Vietnam keeps tabs on digital advertising
The Vietnamese government’s new initiative on cross-border advertisement on digital platforms like YouTube, Google, and Facebook is deemed a step up from previous legislation, particularly regarding censorship and tax obligations.
|Social network advert spending in 2020 in Vietnam came to $58 million. Photo: Shutterstock|
Local authorities last week officially approved a draft decree on amending and supplementing Decree No.181/2013/ND-CP issued in 2013 that focuses on the Law on Advertising. The draft has been officially promulgated and named Decree No.70/2021/ND-CP, which will take effect on September 15.
According to Baker McKenzie, cross-border advertising services in Vietnam are defined as “the use of electronic information sites by foreign organisations and individuals to provide advertising services from systems located outside of Vietnam, for users in Vietnam, with revenues generated in Vietnam.”
Tran Manh Hung, principle and country managing partner at Baker McKenzie noted, “The definition remains very broad and aims to cover both websites and applications providing advertising services.”
Under Decree 70, cross-border advertising service providers shall be responsible for reviewing and checking advertisements published on their platforms to ensure that advertisements are compliant with the Law on Advertising and the Law on Cybersecurity.
In addition, cross-border advertising services have to prevent and remove infringing content upon request of the Ministry of Information and Communications (MIC) and provide information about organisations and individuals involved in such activities that appear illegal to competent authorities upon request.
Platforms that run ads are also required to notify the MIC of their contact information before providing cross-border services in Vietnam. The MIC’s Department of Radio, Television, and Electronic Information will process these submissions and send confirmation within seven working days.
Richard Burrage, CEO of market research firm Cimigo Vietnam told VIR, “I am pleased that platforms should delete illegal content and pay taxes.
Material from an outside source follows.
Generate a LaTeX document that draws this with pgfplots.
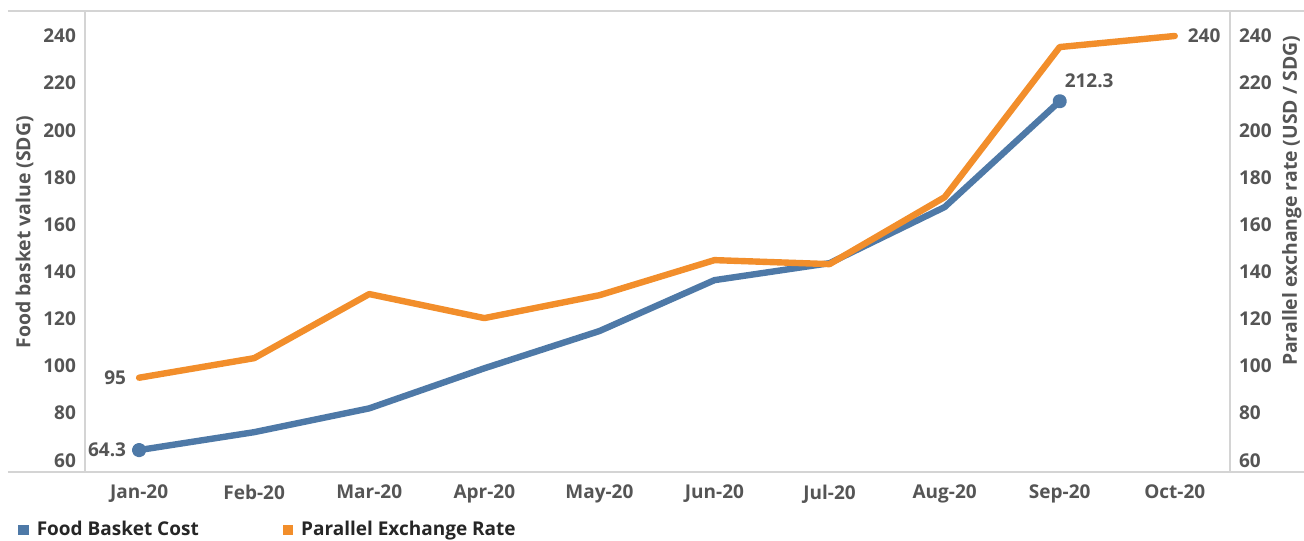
\documentclass[border=0pt]{standalone}
\usepackage{pgfplots}
\pgfplotsset{compat=1.18}
\usepackage{fontspec}
\setmainfont{Open Sans}
\definecolor{fbblue}{HTML}{4E79A7}
\definecolor{perorange}{HTML}{F28E2B}
\definecolor{txtgray}{HTML}{555555}
\definecolor{axgray}{HTML}{D4D4D4}

\begin{document}
\begin{tikzpicture}
\pgfplotsset{
  base/.style={
    width=572.5pt, height=230.5pt, scale only axis,
    xmin=-0.47, xmax=9.48, ymin=55, ymax=250.6,
    ytick={60,80,...,240},
    axis line style={draw=none},
    tick style={draw=none},
    ticklabel style={font=\bfseries\fontsize{9.5}{11}\selectfont, text=txtgray},
    label style={font=\bfseries\fontsize{9.7}{11}\selectfont, text=txtgray},
    /pgf/number format/assume math mode=true,
  }
}
\begin{axis}[base,
  xtick={0,...,9},
  xticklabels={Jan-20,Feb-20,Mar-20,Apr-20,May-20,Jun-20,Jul-20,Aug-20,Sep-20,Oct-20},
  xticklabel style={yshift=-3pt},
  yticklabel style={xshift=-1pt},
  ylabel={Food basket value (SDG)},
  ylabel style={at={(axis description cs:-0.0528,0.52)}, anchor=center},
  clip=false,
  legend columns=2,
  legend image code/.code={\fill[#1, draw=none] (0pt,-2.6pt) rectangle (5.2pt,2.6pt);},
  legend style={at={(axis description cs:0,0)}, xshift=-33.5pt, yshift=-29pt, anchor=west,
    draw=none, fill=none, inner sep=0pt,
    font=\bfseries\fontsize{9.5}{11}\selectfont, text=black!85,
    /tikz/every odd column/.append style={column sep=2pt},
    /tikz/every even column/.append style={column sep=40pt}},
]
\addplot[color=fbblue, line width=3.2pt, line cap=round, line join=round,
  mark=*, mark size=2pt, mark indices={1,9}] coordinates {
  (0,64.3) (1,71.9) (2,82.0) (3,99.0) (4,114.8) (5,136.4) (6,143.6) (7,167.4) (8,212.3)
};
\addlegendentry{Food Basket Cost}
\addplot[color=perorange, line width=3.2pt, line cap=round, line join=round] coordinates {
  (0,95) (1,103.3) (2,130.5) (3,120.3) (4,130.0) (5,144.9) (6,143.2) (7,171.6) (8,235.3) (9,240)
};
\addlegendentry{Parallel Exchange Rate}
\node[anchor=east, font=\bfseries\fontsize{9.5}{11}\selectfont, text=txtgray, xshift=-3pt] at (axis cs:0,64.3) {64.3};
\node[anchor=east, font=\bfseries\fontsize{9.5}{11}\selectfont, text=txtgray, xshift=-3pt] at (axis cs:0,95) {95};
\node[anchor=south west, font=\bfseries\fontsize{9.5}{11}\selectfont, text=txtgray, xshift=-1pt, yshift=3pt] at (axis cs:8,212.3) {212.3};
\node[anchor=west, font=\bfseries\fontsize{9.5}{11}\selectfont, text=txtgray, xshift=3pt] at (axis cs:9,240) {240};
\end{axis}
\begin{axis}[base,
  axis y line*=right, axis x line=none,
  yticklabel style={xshift=1pt},
  ylabel={Parallel exchange rate (USD / SDG)},
  ylabel style={at={(axis description cs:1.054,0.588)}, anchor=center},
]
\end{axis}
\draw[axgray, line width=0.6pt] (-38.5pt,0pt) -- (609.5pt,0pt);
\draw[axgray, line width=0.6pt] (-38.5pt,230.5pt) -- (609.5pt,230.5pt);
\draw[axgray, line width=0.6pt] (0pt,0pt) -- (0pt,230.5pt);
\draw[axgray, line width=0.6pt] (572.5pt,0pt) -- (572.5pt,230.5pt);
\pgfresetboundingbox
\path[use as bounding box] (-42.5pt,-34pt) rectangle (609.5pt,236pt);
\end{tikzpicture}
\end{document}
I suspect the advertisers will comply and continue with their digital ads. However, there will be some interruptions as the data volume will be huge.”
In addition, the decree stipulates that platforms must also pay taxes in Vietnam. The MIC estimates that Facebook boasts 65 million Vietnamese users, YouTube around 60 million, and TikTok 20 million.
Channel News Asia stated that about 40 freshly-minted regulations on popular social media platforms have been adopted worldwide in the last two years, including Vietnam’s Law on Cybersecurity. The European Union last December proposed the Digital Services Act, which requires tech giants to tackle illegal content such as hate speech and child pornography. The United Kingdom and other countries are also drawing up legislation to regulate illegal or otherwise inappropriate online content, including discriminative and racist content.
According to the Vietnam Digital Report 2021 by London-based media firm WeAreSocial released earlier this year, the total online advertising spending in Vietnam in 2020 reached $290 million, including more than $115 million on digital search ads. More than $58 million was spent on social networks, over $45 million on banner ads, $34 million on online video ads, and display ads reached nearly $36 million.
According to data from the Online Advertising Market Report conducted by marketing agency Adsota, revenues from online advertising in Vietnam are predicted to reach approximately $400 million next year.
Le Quang Tu Do, deputy director of the Department of Radio, Television, and Electronic Information said, “This revised decree aims to keep a firm hand on advertising activities of tech giants, thus exerting positive influence on the legally-operating news organisations and broadcasters in Vietnam.”
Foreign organizations and individuals providing cross-border advertising services generating revenue in Vietnam must pay taxes and comply with Vietnam’s laws.
The amount of tax collected from cross-border platforms in the first 11 months of 2020 was about VND1 trillion. But the figure doesn’t truly reflect the real activities of the platforms in Vietnam.